OBJECTIVE >>
Hand back each line, unchanged, from the top down to the line where "0.2616, 0.2608, 0.2614, 0.2584, 0.2579, 0.2565, 0.2565, 0.2565]" sits.
── MATERIAL FOR THIS EXERCISE
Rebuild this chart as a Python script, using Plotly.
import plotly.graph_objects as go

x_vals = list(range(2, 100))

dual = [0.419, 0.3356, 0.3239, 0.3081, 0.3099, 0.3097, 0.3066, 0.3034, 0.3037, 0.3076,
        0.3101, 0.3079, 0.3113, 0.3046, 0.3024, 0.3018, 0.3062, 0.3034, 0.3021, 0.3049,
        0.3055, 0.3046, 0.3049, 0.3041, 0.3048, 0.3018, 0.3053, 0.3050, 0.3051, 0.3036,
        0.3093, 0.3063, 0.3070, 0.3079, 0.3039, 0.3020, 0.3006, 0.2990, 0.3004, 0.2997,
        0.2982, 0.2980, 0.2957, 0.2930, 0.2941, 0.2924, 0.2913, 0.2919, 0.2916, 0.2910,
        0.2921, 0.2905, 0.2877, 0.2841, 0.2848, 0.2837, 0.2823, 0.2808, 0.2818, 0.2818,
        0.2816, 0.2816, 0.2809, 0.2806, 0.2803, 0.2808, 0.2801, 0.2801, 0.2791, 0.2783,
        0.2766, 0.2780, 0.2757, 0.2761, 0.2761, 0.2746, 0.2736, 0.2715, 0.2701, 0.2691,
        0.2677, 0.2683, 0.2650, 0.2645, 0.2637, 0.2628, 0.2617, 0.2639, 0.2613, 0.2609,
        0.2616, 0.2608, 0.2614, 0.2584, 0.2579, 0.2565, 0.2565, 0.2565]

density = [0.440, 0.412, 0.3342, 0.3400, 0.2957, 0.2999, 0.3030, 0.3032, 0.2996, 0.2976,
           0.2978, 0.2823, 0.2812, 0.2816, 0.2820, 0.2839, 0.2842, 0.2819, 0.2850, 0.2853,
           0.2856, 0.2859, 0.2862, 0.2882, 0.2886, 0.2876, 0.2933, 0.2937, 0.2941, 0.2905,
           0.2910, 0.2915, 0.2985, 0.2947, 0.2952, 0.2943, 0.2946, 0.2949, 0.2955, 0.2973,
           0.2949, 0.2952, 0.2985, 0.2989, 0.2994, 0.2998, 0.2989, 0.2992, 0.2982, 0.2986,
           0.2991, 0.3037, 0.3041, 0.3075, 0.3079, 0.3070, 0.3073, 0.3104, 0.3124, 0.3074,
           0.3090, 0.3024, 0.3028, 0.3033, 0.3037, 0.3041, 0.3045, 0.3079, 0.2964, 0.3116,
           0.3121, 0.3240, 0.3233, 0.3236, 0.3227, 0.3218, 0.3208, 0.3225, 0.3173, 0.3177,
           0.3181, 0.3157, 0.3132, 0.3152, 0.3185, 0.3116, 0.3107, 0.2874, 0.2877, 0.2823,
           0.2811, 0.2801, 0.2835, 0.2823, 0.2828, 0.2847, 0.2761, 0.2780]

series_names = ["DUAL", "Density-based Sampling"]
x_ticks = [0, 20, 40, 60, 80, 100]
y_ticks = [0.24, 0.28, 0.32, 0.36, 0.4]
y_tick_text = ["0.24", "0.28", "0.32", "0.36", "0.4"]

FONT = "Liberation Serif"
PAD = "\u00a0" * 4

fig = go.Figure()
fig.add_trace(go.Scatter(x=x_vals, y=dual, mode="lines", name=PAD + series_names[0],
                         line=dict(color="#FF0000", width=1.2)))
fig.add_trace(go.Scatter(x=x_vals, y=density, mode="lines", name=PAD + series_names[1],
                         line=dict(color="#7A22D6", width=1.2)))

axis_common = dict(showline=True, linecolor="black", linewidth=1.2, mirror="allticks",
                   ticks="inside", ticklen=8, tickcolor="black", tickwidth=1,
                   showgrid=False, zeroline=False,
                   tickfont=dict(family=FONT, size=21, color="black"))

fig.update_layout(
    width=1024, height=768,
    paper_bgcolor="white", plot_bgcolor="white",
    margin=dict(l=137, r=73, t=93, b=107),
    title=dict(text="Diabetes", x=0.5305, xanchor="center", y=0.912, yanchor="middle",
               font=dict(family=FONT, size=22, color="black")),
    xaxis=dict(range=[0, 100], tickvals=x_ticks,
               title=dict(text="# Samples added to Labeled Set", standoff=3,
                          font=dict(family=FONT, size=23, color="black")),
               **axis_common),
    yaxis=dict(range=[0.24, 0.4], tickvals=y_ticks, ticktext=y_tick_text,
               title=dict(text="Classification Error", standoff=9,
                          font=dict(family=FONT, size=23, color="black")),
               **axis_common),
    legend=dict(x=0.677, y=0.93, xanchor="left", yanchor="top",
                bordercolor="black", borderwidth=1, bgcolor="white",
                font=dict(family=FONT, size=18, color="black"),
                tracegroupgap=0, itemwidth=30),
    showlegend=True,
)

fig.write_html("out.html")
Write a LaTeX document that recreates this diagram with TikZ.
────
FINAL RESULT >>
Rebuild this chart as a Python script, using Plotly.
import plotly.graph_objects as go

x_vals = list(range(2, 100))

dual = [0.419, 0.3356, 0.3239, 0.3081, 0.3099, 0.3097, 0.3066, 0.3034, 0.3037, 0.3076,
        0.3101, 0.3079, 0.3113, 0.3046, 0.3024, 0.3018, 0.3062, 0.3034, 0.3021, 0.3049,
        0.3055, 0.3046, 0.3049, 0.3041, 0.3048, 0.3018, 0.3053, 0.3050, 0.3051, 0.3036,
        0.3093, 0.3063, 0.3070, 0.3079, 0.3039, 0.3020, 0.3006, 0.2990, 0.3004, 0.2997,
        0.2982, 0.2980, 0.2957, 0.2930, 0.2941, 0.2924, 0.2913, 0.2919, 0.2916, 0.2910,
        0.2921, 0.2905, 0.2877, 0.2841, 0.2848, 0.2837, 0.2823, 0.2808, 0.2818, 0.2818,
        0.2816, 0.2816, 0.2809, 0.2806, 0.2803, 0.2808, 0.2801, 0.2801, 0.2791, 0.2783,
        0.2766, 0.2780, 0.2757, 0.2761, 0.2761, 0.2746, 0.2736, 0.2715, 0.2701, 0.2691,
        0.2677, 0.2683, 0.2650, 0.2645, 0.2637, 0.2628, 0.2617, 0.2639, 0.2613, 0.2609,
        0.2616, 0.2608, 0.2614, 0.2584, 0.2579, 0.2565, 0.2565, 0.2565]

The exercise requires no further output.